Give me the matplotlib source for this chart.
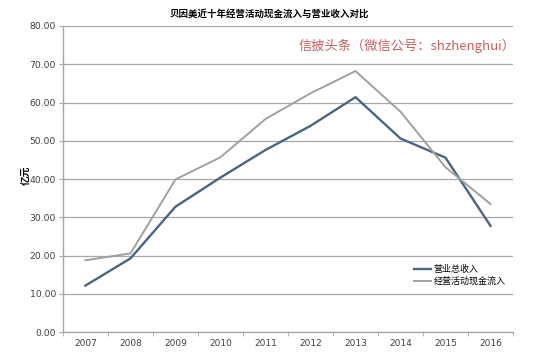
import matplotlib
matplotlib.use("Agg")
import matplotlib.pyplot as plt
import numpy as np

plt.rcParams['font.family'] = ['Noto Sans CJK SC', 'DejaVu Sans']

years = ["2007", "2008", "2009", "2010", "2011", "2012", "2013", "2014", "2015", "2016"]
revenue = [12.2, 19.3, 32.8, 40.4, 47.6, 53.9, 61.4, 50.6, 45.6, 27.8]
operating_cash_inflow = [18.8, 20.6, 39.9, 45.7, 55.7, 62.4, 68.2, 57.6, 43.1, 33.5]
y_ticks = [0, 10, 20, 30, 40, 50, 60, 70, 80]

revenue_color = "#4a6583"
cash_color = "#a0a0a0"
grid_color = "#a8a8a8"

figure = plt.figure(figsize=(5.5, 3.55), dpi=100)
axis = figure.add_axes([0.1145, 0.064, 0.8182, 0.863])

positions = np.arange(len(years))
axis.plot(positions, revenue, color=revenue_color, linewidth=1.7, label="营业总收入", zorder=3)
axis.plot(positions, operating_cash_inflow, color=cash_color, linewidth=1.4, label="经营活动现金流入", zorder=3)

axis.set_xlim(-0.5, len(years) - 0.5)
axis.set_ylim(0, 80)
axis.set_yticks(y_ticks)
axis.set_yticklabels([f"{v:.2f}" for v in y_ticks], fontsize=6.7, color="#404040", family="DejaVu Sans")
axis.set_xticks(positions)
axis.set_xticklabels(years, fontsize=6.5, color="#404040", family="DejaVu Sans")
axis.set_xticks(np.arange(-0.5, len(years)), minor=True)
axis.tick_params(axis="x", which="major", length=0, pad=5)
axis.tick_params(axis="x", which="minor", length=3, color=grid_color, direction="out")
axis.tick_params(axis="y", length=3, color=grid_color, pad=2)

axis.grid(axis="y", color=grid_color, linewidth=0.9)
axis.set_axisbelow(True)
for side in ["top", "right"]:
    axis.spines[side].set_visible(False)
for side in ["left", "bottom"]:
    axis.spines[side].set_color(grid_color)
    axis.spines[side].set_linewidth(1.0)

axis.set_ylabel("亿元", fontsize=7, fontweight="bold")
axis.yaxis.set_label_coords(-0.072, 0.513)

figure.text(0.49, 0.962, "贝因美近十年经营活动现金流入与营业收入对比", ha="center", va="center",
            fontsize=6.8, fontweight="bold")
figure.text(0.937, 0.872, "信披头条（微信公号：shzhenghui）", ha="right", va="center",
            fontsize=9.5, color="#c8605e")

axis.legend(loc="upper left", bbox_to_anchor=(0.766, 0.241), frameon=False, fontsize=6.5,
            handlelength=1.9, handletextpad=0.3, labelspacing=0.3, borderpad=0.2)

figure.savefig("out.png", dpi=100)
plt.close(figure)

+ + + + +

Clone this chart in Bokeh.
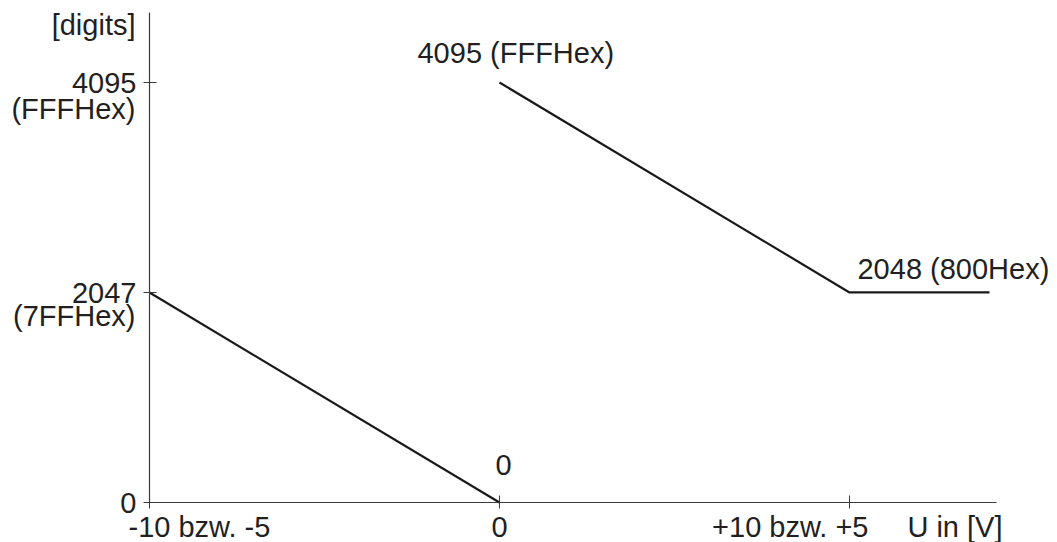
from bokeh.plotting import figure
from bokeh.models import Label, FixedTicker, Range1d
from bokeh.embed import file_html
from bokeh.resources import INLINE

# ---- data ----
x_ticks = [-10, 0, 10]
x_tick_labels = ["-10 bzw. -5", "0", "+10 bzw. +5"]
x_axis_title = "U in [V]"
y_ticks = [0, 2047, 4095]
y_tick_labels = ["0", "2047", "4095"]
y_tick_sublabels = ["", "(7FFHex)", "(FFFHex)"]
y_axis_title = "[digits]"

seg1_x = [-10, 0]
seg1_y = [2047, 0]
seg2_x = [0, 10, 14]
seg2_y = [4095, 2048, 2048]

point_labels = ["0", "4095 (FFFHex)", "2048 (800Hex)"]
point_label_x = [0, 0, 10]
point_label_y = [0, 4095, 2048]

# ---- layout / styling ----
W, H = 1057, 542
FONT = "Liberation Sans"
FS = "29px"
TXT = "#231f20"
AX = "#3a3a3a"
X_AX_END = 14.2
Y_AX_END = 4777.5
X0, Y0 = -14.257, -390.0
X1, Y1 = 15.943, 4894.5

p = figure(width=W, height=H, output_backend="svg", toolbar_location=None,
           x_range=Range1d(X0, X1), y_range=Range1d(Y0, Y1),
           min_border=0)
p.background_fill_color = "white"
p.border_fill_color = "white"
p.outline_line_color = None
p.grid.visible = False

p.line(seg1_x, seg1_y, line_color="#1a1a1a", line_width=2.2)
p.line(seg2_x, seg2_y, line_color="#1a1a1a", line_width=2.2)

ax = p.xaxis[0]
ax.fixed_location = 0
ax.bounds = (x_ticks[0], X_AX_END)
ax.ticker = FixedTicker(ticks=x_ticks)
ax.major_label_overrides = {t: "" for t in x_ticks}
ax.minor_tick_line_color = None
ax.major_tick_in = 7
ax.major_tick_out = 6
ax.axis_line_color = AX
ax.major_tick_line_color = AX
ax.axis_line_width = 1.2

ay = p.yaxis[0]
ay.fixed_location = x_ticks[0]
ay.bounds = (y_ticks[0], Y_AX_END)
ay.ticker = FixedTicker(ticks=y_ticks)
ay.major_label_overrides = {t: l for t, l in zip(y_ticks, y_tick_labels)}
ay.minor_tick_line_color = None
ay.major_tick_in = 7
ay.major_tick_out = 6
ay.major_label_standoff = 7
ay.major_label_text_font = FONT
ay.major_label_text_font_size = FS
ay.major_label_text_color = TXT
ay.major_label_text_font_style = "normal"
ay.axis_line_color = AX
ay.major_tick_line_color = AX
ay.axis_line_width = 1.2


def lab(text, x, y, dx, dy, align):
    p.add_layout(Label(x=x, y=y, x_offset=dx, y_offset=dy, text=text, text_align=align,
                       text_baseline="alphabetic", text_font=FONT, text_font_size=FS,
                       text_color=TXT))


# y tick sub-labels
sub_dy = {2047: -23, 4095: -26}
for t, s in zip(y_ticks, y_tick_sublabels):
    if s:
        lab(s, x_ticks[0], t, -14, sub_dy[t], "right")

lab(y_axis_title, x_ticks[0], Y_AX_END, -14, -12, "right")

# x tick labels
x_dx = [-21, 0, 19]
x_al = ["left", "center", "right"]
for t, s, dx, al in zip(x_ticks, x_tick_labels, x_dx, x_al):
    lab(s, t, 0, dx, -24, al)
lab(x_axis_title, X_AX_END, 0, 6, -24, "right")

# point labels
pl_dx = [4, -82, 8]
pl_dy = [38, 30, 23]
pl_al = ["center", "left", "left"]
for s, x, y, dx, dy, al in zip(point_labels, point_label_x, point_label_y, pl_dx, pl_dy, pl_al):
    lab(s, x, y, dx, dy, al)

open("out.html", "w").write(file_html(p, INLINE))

+ + + + +

■ REQUIRED TASK:
Give only the lines from the one with "Give me the matplotlib source for this chart." to the one with "length=3, color=grid_color, pad=2)", both included, again and exactly; leave the images out.

■ RESULT OF THE TASK:
Give me the matplotlib source for this chart.
import matplotlib
matplotlib.use("Agg")
import matplotlib.pyplot as plt
import numpy as np

plt.rcParams['font.family'] = ['Noto Sans CJK SC', 'DejaVu Sans']

years = ["2007", "2008", "2009", "2010", "2011", "2012", "2013", "2014", "2015", "2016"]
revenue = [12.2, 19.3, 32.8, 40.4, 47.6, 53.9, 61.4, 50.6, 45.6, 27.8]
operating_cash_inflow = [18.8, 20.6, 39.9, 45.7, 55.7, 62.4, 68.2, 57.6, 43.1, 33.5]
y_ticks = [0, 10, 20, 30, 40, 50, 60, 70, 80]

revenue_color = "#4a6583"
cash_color = "#a0a0a0"
grid_color = "#a8a8a8"

figure = plt.figure(figsize=(5.5, 3.55), dpi=100)
axis = figure.add_axes([0.1145, 0.064, 0.8182, 0.863])

positions = np.arange(len(years))
axis.plot(positions, revenue, color=revenue_color, linewidth=1.7, label="营业总收入", zorder=3)
axis.plot(positions, operating_cash_inflow, color=cash_color, linewidth=1.4, label="经营活动现金流入", zorder=3)

axis.set_xlim(-0.5, len(years) - 0.5)
axis.set_ylim(0, 80)
axis.set_yticks(y_ticks)
axis.set_yticklabels([f"{v:.2f}" for v in y_ticks], fontsize=6.7, color="#404040", family="DejaVu Sans")
axis.set_xticks(positions)
axis.set_xticklabels(years, fontsize=6.5, color="#404040", family="DejaVu Sans")
axis.set_xticks(np.arange(-0.5, len(years)), minor=True)
axis.tick_params(axis="x", which="major", length=0, pad=5)
axis.tick_params(axis="x", which="minor", length=3, color=grid_color, direction="out")
axis.tick_params(axis="y", length=3, color=grid_color, pad=2)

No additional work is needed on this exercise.